Un juge espagnol a inculpé lundi 13 membres de l'ETA et de la guérilla colombienne des Farc pour avoir préparé des assassinats de personnalités colombiennes en Espagne, dont l'actuel président Alvaro Uribe, en bénéficiant selon lui d'une «coopération gouvernementale vénézuélienne».

Les Farc ont demandé à l'organisation indépendantiste basque de collaborer à des projets d'attentats en Espagne de personnalités colombiennes, lors de formations réciproques au maniement d'explosifs et à la guérilla urbaine dans les jungles de Colombie et du Venezuela, selon le juge Eloy Velasco.

Ces projet d'attentats visaient à l'origine l'ex-président Andrés Pastrana, l'ambassadrice en Espagne de 2002 à 2008, Noemi Sanin, l'actuel vice-président, Francisco Santos, l'ex-maire de Bogota, Antanas Mockus, et «plus récemment l'actuel président Alvaro Uribe», indique le magistrat dans son procès verbal.

Les 13 personnes inculpées sont six membres présumés de l'ETA et sept des Forces armées révolutionnaires de Colombie (Farc, marxistes), tous en fuite, selon ce document dont l'AFP a reçu copie.

Le juge a demandé au gouvernement espagnol d'effectuer les démarches nécessaires auprès des autorités cubaines «et en particulier du Venezuela» pour qu'elles coopèrent à l'extradition de certains des suspects résidant, selon lui, dans ces pays.

L'enquête, assure-t-il, a «mis en évidence la coopération gouvernementale vénézuélienne à la collaboration illicite entre les Farc et l'ETA».

Celle-ci s'est manifestée «spécialement dans le cas d'Arturo Cubillas Fontan», un membre présumé de l'ETA nommé en 2005 à un poste de responsabilité au ministère vénézuélien de l'Agriculture, marié à une Vénézuélienne, Goizeder Odriozola Lataillade, ayant elle-même eu des responsabilités dans l'administration du président Hugo Chavez.
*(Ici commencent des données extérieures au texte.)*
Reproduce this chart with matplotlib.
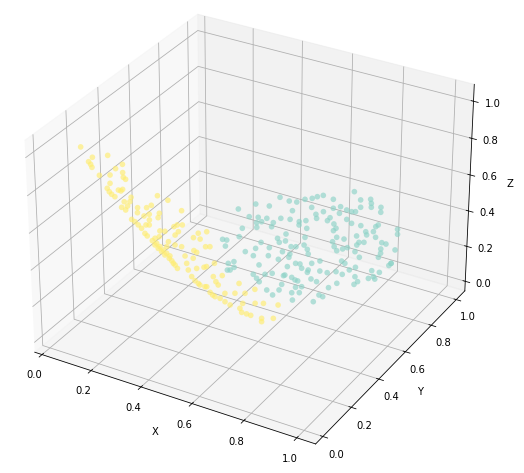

Cubillas Fontan était, selon le magistrat, «responsable du collectif de l'ETA dans cette partie de l'Amérique depuis 1999».

À ce titre, il «coordonnait les relations entre les Farc et l'ETÀ et la participation de membres de l'ETA à des cours de maniement d'explosifs et de techniques de guérilla urbaine», écrit le magistrat espagnol.

Le juge Velasco avait ouvert son instruction le 1er décembre 2008 à la demande du parquet, en grande partie sur la base de documents trouvés dans l'ordinateur de Raul Reyes, l'ex-numéro deux des Farc, tué en mars 2008 en Equateur dans une opération contre la guérilla colombienne.

Cette opération avait déclenché une grave crise diplomatique entre la Colombie et l'Équateur.

Le président vénézuélien de gauche Hugo Chavez, qui entretient des relations très tendues avec le conservateur Alvaro Uribe, s'était solidarisé avec l'Equateur et avait massé des troupes près de la frontière colombienne.

Le juge Velasco ne détaille pas dans son procès verbal le supposé degré d'avancement des projets d'assassinats des Farc en Espagne, en particulier en ce qui concerne le président Uribe.

Il assure qu'un membre des Farc avait effectué en Espagne «une surveillance de l'ambassadrice de Colombie et des itinéraires de l'ex-président colombien Andrés Pastrana et informé qu'il ne serait pas difficile de commettre des attentats contre ces objectifs, à condition de compter sur l'aide de l'ETA».

Le juge cite aussi un courriel du 27 septembre 2003 attribué à Raul Reyes et adressé à Pedro Antonio Marin, chef-fondateur des Farc mort en 2008: «Les amis de l'ETÀ ont récemment reçu une formation (...). On leur a parlé de la possibilité de nous aider pour des opérations en Espagne et dans d'autres pays. On a parlé de Pastrana, Noemi et Bernardo Guttierez. Ils disent qu'il n'auront pas beaucoup de difficultés à localiser les deux premiers».